The problem: Return, without pictures, the lines from the start of the data through the one that contains "width=BAR_W, linewidth=0, ax=ax, zorder=3)".

Given information:
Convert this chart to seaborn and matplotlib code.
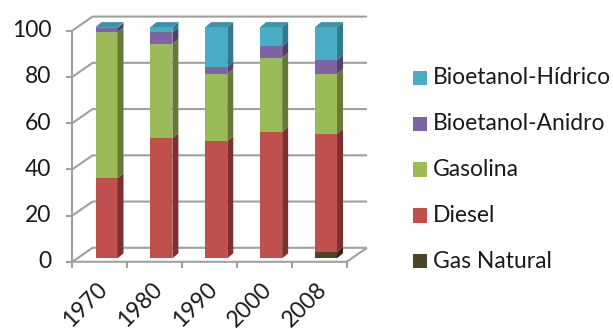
import numpy as np
import matplotlib
matplotlib.use("Agg")
import matplotlib.pyplot as plt
import matplotlib.transforms as mtransforms
from matplotlib.patches import Polygon, Rectangle
import seaborn as sns

# Share of each fuel in the transport energy mix (%)
years = ["1970", "1980", "1990", "2000", "2008"]
gas_natural = [0.0, 0.0, 0.0, 0.0, 2.8]
diesel = [34.7, 52.0, 50.7, 54.7, 51.0]
gasolina = [63.0, 40.7, 29.1, 32.0, 26.0]
bioetanol_anidro = [1.9, 5.0, 3.0, 5.0, 6.0]
bioetanol_hidrico = [0.4, 2.3, 17.2, 8.3, 14.2]
y_ticks = [0, 20, 40, 60, 80, 100]

series_names = ["Gas Natural", "Diesel", "Gasolina", "Bioetanol-Anidro", "Bioetanol-Hídrico"]
series_values = [gas_natural, diesel, gasolina, bioetanol_anidro, bioetanol_hidrico]
front_colors = ["#4A4528", "#C0504D", "#9BBB59", "#8064A2", "#4BACC6"]
side_colors = ["#2E2A17", "#7E302E", "#657A39", "#54406E", "#2F7A8E"]
top_colors = ["#3B3720", "#9A3E3B", "#7E9A47", "#6A528A", "#3A93AB"]

sns.set_theme(style="white")
plt.rcParams["font.family"] = ["Lato", "DejaVu Sans"]
TEXT = "#1a1a1a"
FS = 16.5

W, H = 613, 329
fig = plt.figure(figsize=(W / 100, H / 100), dpi=100)
fig.patch.set_facecolor("white")
ax = fig.add_axes([72.3 / W, (H - 261.8) / H, 274.4 / W, 231.2 / H])

# depth of the 3-D box (data units) and of each column
DX, DY = 0.37, 6.06
SX, SY = 0.109, 2.16
BAR_W = 0.4

# walls, floor and axis lines
grid_kw = dict(color="#A0A0A0", lw=1.5, solid_capstyle="butt", clip_on=False, zorder=1)
for t in y_ticks:
    ax.plot([-0.5, -0.5 + DX, 4.5 + DX], [t, t + DY, t + DY], **grid_kw)
    ax.plot([-0.5 - 0.109, -0.5], [t, t], **grid_kw)
ax.plot([-0.5, -0.5], [0, 100], **grid_kw)
ax.plot([-0.5, 4.5, 4.5 + DX], [0, 0, DY], **grid_kw)
for b in np.arange(-0.5, 5.0, 1.0):
    ax.plot([b, b], [0, -2.6], **grid_kw)

# stacked front faces: draw cumulative totals from the top series down
stacked = np.cumsum(np.array(series_values), axis=0)
for k in reversed(range(len(series_names))):
    sns.barplot(x=years, y=stacked[k], color=front_colors[k], saturation=1,
                width=BAR_W, linewidth=0, ax=ax, zorder=3)

# columns sit halfway into the box
bar_tr = ax.transData + mtransforms.ScaledTranslation(6.8 / 100, 3.5 / 100, fig.dpi_scale_trans)
for p in ax.patches:
    p.set_transform(bar_tr)
    p.set_clip_on(False)

# side and top faces of the columns
for i in range(len(years)):
    bottom = 0.0
    top_k = 0
    xr = i + BAR_W / 2
    xl = i - BAR_W / 2
    for k, vals in enumerate(series_values):
        h = vals[i]
        if h <= 0:
            continue
        ax.add_patch(Polygon([(xr, bottom), (xr + SX, bottom + SY),
                              (xr + SX, bottom + h + SY), (xr, bottom + h)],
                             closed=True, fc=side_colors[k], ec="none",
                             transform=bar_tr, zorder=3, clip_on=False))
        bottom += h
        top_k = k
    ax.add_patch(Polygon([(xl, bottom), (xl + SX, bottom + SY),
                          (xr + SX, bottom + SY), (xr, bottom)],
                         closed=True, fc=top_colors[top_k], ec="none",
                         transform=bar_tr, zorder=3, clip_on=False))

# tick labels
ylab_tr = ax.transData + mtransforms.ScaledTranslation(-21 / 100, 0, fig.dpi_scale_trans)
for t in y_ticks:
    ax.text(-0.5, t, str(t), transform=ylab_tr, ha="right", va="center",
            fontsize=FS, color=TEXT)
for i, yr in enumerate(years):
    ax.annotate(yr, xy=(i, 0), xytext=(-3, -17), textcoords="offset pixels",
                ha="right", va="top", rotation=45, rotation_mode="anchor",
                fontsize=FS, color=TEXT, annotation_clip=False)

ax.set_xlim(-0.5, 4.5)
ax.set_ylim(0, 100)
ax.axis("off")

# legend, top entry first
row_y = [77.8, 123.8, 169.7, 215.3, 261.0]
SQ = 14.6
for j, k in enumerate(reversed(range(len(series_names)))):
    yc = row_y[j]
    fig.add_artist(Rectangle((412.7 / W, (H - yc - SQ / 2) / H), SQ / W, SQ / H,
                             transform=fig.transFigure, fc=front_colors[k], ec="none"))
    fig.text(433 / W, (H - yc) / H, series_names[k], ha="left", va="center",
             fontsize=FS, color=TEXT)

fig.savefig("out.png", dpi=100, facecolor="white")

Finished exercise:
Convert this chart to seaborn and matplotlib code.
import numpy as np
import matplotlib
matplotlib.use("Agg")
import matplotlib.pyplot as plt
import matplotlib.transforms as mtransforms
from matplotlib.patches import Polygon, Rectangle
import seaborn as sns

# Share of each fuel in the transport energy mix (%)
years = ["1970", "1980", "1990", "2000", "2008"]
gas_natural = [0.0, 0.0, 0.0, 0.0, 2.8]
diesel = [34.7, 52.0, 50.7, 54.7, 51.0]
gasolina = [63.0, 40.7, 29.1, 32.0, 26.0]
bioetanol_anidro = [1.9, 5.0, 3.0, 5.0, 6.0]
bioetanol_hidrico = [0.4, 2.3, 17.2, 8.3, 14.2]
y_ticks = [0, 20, 40, 60, 80, 100]

series_names = ["Gas Natural", "Diesel", "Gasolina", "Bioetanol-Anidro", "Bioetanol-Hídrico"]
series_values = [gas_natural, diesel, gasolina, bioetanol_anidro, bioetanol_hidrico]
front_colors = ["#4A4528", "#C0504D", "#9BBB59", "#8064A2", "#4BACC6"]
side_colors = ["#2E2A17", "#7E302E", "#657A39", "#54406E", "#2F7A8E"]
top_colors = ["#3B3720", "#9A3E3B", "#7E9A47", "#6A528A", "#3A93AB"]

sns.set_theme(style="white")
plt.rcParams["font.family"] = ["Lato", "DejaVu Sans"]
TEXT = "#1a1a1a"
FS = 16.5

W, H = 613, 329
fig = plt.figure(figsize=(W / 100, H / 100), dpi=100)
fig.patch.set_facecolor("white")
ax = fig.add_axes([72.3 / W, (H - 261.8) / H, 274.4 / W, 231.2 / H])

# depth of the 3-D box (data units) and of each column
DX, DY = 0.37, 6.06
SX, SY = 0.109, 2.16
BAR_W = 0.4

# walls, floor and axis lines
grid_kw = dict(color="#A0A0A0", lw=1.5, solid_capstyle="butt", clip_on=False, zorder=1)
for t in y_ticks:
    ax.plot([-0.5, -0.5 + DX, 4.5 + DX], [t, t + DY, t + DY], **grid_kw)
    ax.plot([-0.5 - 0.109, -0.5], [t, t], **grid_kw)
ax.plot([-0.5, -0.5], [0, 100], **grid_kw)
ax.plot([-0.5, 4.5, 4.5 + DX], [0, 0, DY], **grid_kw)
for b in np.arange(-0.5, 5.0, 1.0):
    ax.plot([b, b], [0, -2.6], **grid_kw)

# stacked front faces: draw cumulative totals from the top series down
stacked = np.cumsum(np.array(series_values), axis=0)
for k in reversed(range(len(series_names))):
    sns.barplot(x=years, y=stacked[k], color=front_colors[k], saturation=1,
                width=BAR_W, linewidth=0, ax=ax, zorder=3)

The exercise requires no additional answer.